Stress and regulation of sex in bacteria (STARS)

Conjugative DNA transfer plays a key role in the spread of antibiotic resistance genes and is regulated by plasmid encoded and host encoded factors. Based on experimental evidence we suggest that the expression of transfer genes and the assembly of the DNA transfer apparatus represent a form of stress for the bacterium which is sensed by the Cpx two-component system and/or by ECF (extracytoplasmic function) sigma factors. In our working model the signals sensed by these two systems elicit a cellular stress response very similar to the "classical" heat shock response. Our preliminary data support this model, furthermore, transcription of tra genes of the F-like plasmid R1- 16 was deregulated in a groEL ts mutant at the non-permissive temperature and resulted in lysis of cells. The aim of the proposed research effort is to investigate how this stress response is induced and which host proteins are involved in regulation of tra gene expression. To solve these questions we will mainly focus on a whole genome approach and expression profiles (mRNA levels, protein levels and synthesis rates) of wild type and mutant E. coli strains with and without a conjugative plasmid. Detailed single gene analyses will be performed to corroborate the data obtained in the genomic approach. Results from our studies will provide new insights into regulation of conjugative DNA transfer and how the interplay between conjugative plasmids and their hosts is designed to provide maximum efficiency of DNA transfer with minimum metabolic burden for the bacterium. The expected results of the research effort will enable us to design new strategies to combat the re-emerging threat caused by the spread of antibiotic resistance genes and will eventually allow to define new targets to develop anti-infective drugs.

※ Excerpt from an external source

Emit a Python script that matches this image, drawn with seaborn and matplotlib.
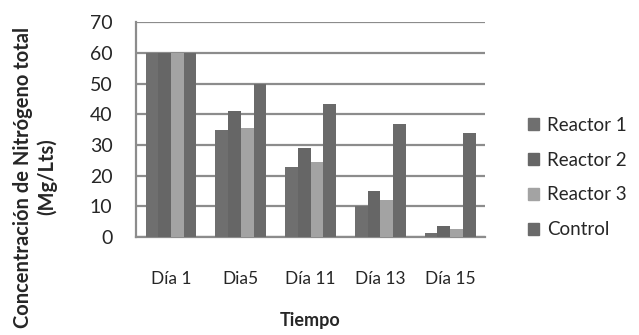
import pandas as pd
import numpy as np
import matplotlib.pyplot as plt
import seaborn as sns

sns.set_style("white")
plt.rcParams['font.family'] = ['Lato', 'DejaVu Sans']

dias = ['Día 1', 'Dia5', 'Día 11', 'Día 13', 'Día 15']
series = ['Reactor 1', 'Reactor 2', 'Reactor 3', 'Control']
reactor1 = [60, 35, 23, 10, 1.5]
reactor2 = [60, 41, 29, 15, 3.5]
reactor3 = [60, 35.5, 24.5, 12, 2.5]
control = [60, 50, 43.5, 37, 34]
colores = ['#6f6f6f', '#666666', '#a3a3a3', '#6a6a6a']

df = pd.DataFrame({'dia': dias * 4,
                   'serie': np.repeat(series, len(dias)),
                   'valor': reactor1 + reactor2 + reactor3 + control})

fig = plt.figure(figsize=(6.39, 3.35), dpi=100)
ax = fig.add_axes([0.213, 0.292, 0.546, 0.642])

sns.barplot(data=df, x='dia', y='valor', hue='serie', order=dias, hue_order=series,
            palette=colores, width=0.73, gap=0, saturation=1, linewidth=0,
            ax=ax, zorder=3)

ax.set_ylim(0, 70)
ax.set_yticks(range(0, 71, 10))
ax.set_xlim(-0.5, 4.5)
ax.yaxis.grid(True, color='#8c8c8c', linewidth=1.6, zorder=0)
ax.set_axisbelow(True)
for s in ['top', 'right']:
    ax.spines[s].set_visible(False)
for s in ['left', 'bottom']:
    ax.spines[s].set_color('#8c8c8c')
    ax.spines[s].set_linewidth(1.6)

ax.tick_params(axis='y', length=7, width=1.6, color='#8c8c8c', labelsize=14, pad=10)
ax.tick_params(axis='x', which='major', length=0, labelsize=12.5, pad=24)
ax.set_xticks(np.arange(-0.5, 4.6, 1), minor=True)
ax.tick_params(axis='x', which='minor', length=6, width=1.6, color='#8c8c8c', direction='out')

ax.set_xlabel('Tiempo', fontsize=13, fontweight='bold', labelpad=18)
ax.set_ylabel('Concentración de Nitrógeno total\n(Mg/Lts)', fontsize=14.5,
              fontweight='bold', linespacing=1.2)
ax.yaxis.set_label_coords(-0.226, 0.28)

ax.get_legend().remove()
handles = [plt.Rectangle((0, 0), 1, 1, color=c) for c in colores]
fig.legend(handles, series, loc='center left', bbox_to_anchor=(0.8, 0.47),
           frameon=False, fontsize=13.5, handlelength=0.6, handleheight=0.6,
           labelspacing=0.95, handletextpad=0.4)

plt.savefig('out.png', dpi=100)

In our research project "Stress and Regulation of Sex in Bacteria" we focused on the issue whether bacteria harbouring a special secretion machinery, termed the type IV secretion system, specifically react to the expression and assembly of this machinery. Type IV secretion systems represent important "weapons" for pathogenic bacteria. Through type IV secretion machineries substrate molecules such as DNA and proteins are transported to other cells where they elicit certain responses. Through the action of type IV secretion systems antibiotic resistance genes can spread within populations of pathogenic bacteria, virulence factors and toxins can be secreted, and in plants, tumor growth can be induced. Since the assembly of the type IV secretion machinery takes place in the cell envelope we investigated whether this was sensed by extracellular and cellular stress sensing systems. Genetic networks that respond to stress situations allow bacteria to rapidly adapt to critical situations such as elevated temperatures and nutrient limitations. For reprogramming bacteria are endowed with special transcription factors - sigma factors - that control large sets of genes and with two-component systems that respond to signals in the cell or from the environment. The most important result from our research efforts can be summarized in one sentence: "Sex is Stress", meaning that bacteria indeed react to the expression and assembly of a functional type IV secretion system. Bacteria that transmit their genes into other bacteria via a type IV secretion machinery activate a two-component regulatory system and a sigma factor which acts as a global regulator. For bacterial cells this activation has a protective role and it also leads to a negative feed-back on the expression of the type IV secretion genes. We could also show that stress (in our case heat-shock) prevents the activation of the type IV secretion system - "Stress prevents Sex". This finding is important since it opens the way to new strategies for combating the spread of antibiotic resistance genes and for the development of novel anti-infective treatments.